E la parte migliore toccava ai vecchi, poi venivano gli uomini, poi le  donne ed infine, quel che restava, era dei bambini.

E la grappa. Quella che mio nonno faceva di nascosto nel mezzo del granturco,  vero fuoco liquido. Mia nonna la metteva nel caffè della mattina e  all’osteria,  fra un  taj di bianco e un taj di nero, faceva  e fa ancora capolino  a qualsiasi ora del giorno e della sera.
Il camarin dei vini era impregnato del suo profumo che a volte si mescolava con quello delle botti avvinate in una miscela  che sconvolgeva le narici inebriandoti e regalandoti una strana euforia.

Chissà quando è nata la grappa.

A Cividale, nel testamento di  ser Everardo da Cividale si lascia in eredità un alambicco e si parla di alambicco per la grespia.  Era il 1451. Un notevole impulso alla produzione lo diede Maria Teresa d’Austria che permise, quale compenso fedeltà alle truppe originarie del Friuli, di distillare nelle famiglie con l’esenzione delle gabelle.

E il vino… qui nasce da un intenso rapporto fra uomo e natura, da un equilibrio ricercato, non casuale ma spontaneo, tra attività dell’uomo e territorio. Una grande bottiglia di vino porta con sé un messaggio prezioso, può far onore a chi l’ha prodotta, può essere testimonianza importante e suggestiva anche a distanza di chilometri su quello che sono i profumi e i sapori di una terra. Ecco che allora, quando vedi la distesa delle vigne  e la gente che ci lavora sopra, gli aromi del vino diventano indelebili perché portano in sé  non solo il prodotto della terra, ma anche  il cuore della gente.

Tutto racconta la civiltà di questo popolo che si manifesta con ordine e armonia, dentro il cuore e  fuori, nella vita.  Provincia piccola ma grande in tutto: per i suoi orizzonti che svettano alti sulle montagne innevate e sfumano a mezzogiorno nell’azzurro del cielo e della  laguna, per la generosità della gente e la sua forza, per la ricchezza delle diverse  culture a cui appartiene.

Come dicevo, crocevia di costumi, idee, tradizioni  e consuetudini. Qui i popoli sono passati  e spesso si sono fermati, hanno amato questa terra bellissima e, insieme,  nei secoli hanno creato quello che oggi è il Friuli-Venezia Giulia.  La sua cucina è un sillabario scritto in tante lingue che quasi per incanto diventano  comprensibili a tutti  e ogni piatto diventa parte dell’insieme. La nostra cucina parla veneziano e sloveno, tedesco e ungherese, ma anche turco, greco e croato e  in quella marinara ha nette influenze istriane e dalmate.

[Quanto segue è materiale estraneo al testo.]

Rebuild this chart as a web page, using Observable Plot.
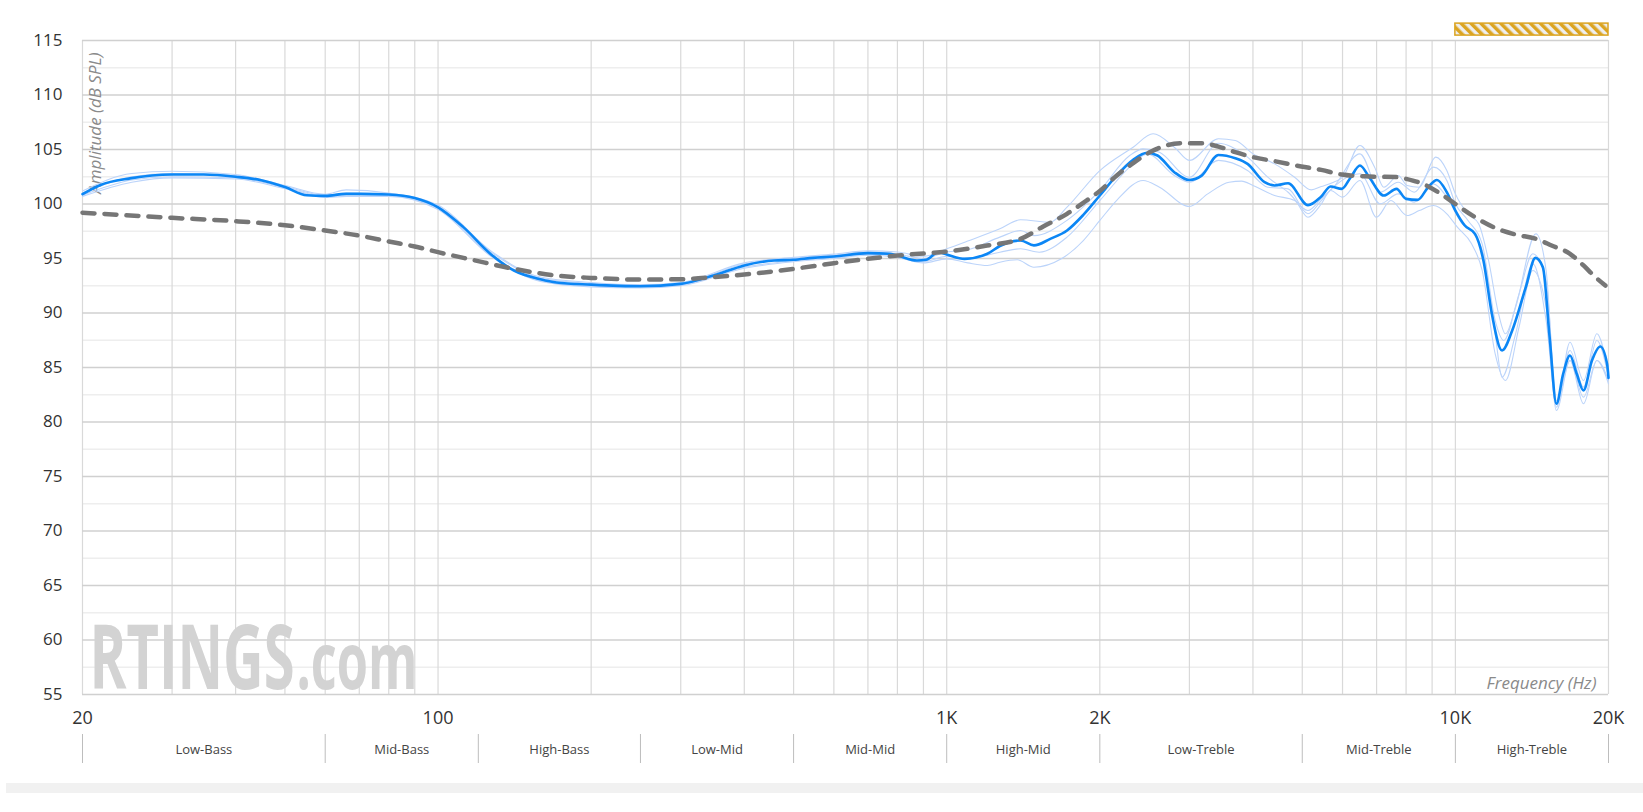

A testimonianza di tutto questo, l’Ing. Roberto Zottar, Delegato a Gorizia per l’ Accademia Italiana della Cucina, massimo esperto ed appassionato conoscitore della tradizione culinaria del Friuli-Venezia Giulia  racconta, in un articolo molto dettagliato che sarà pubblicato dal Calendario del Cibo Italiano,  la storia della Putizza e della Gubana.

Notizie e curiosità che sicuramente  forniranno molti spunti  alle  partecipanti del  Contest indetto appositamente sull’argomento, e che vi invito a non perdere.

 

Articolo e foto di Giuliana Fabris

 

1 Comments

  • Bruna Cipriani

    28 Gennaio 2018 at 10:18

    Complimenti! Splendido articolo scritto col cuore da cui traspare tutto l’amore per la tua terra!!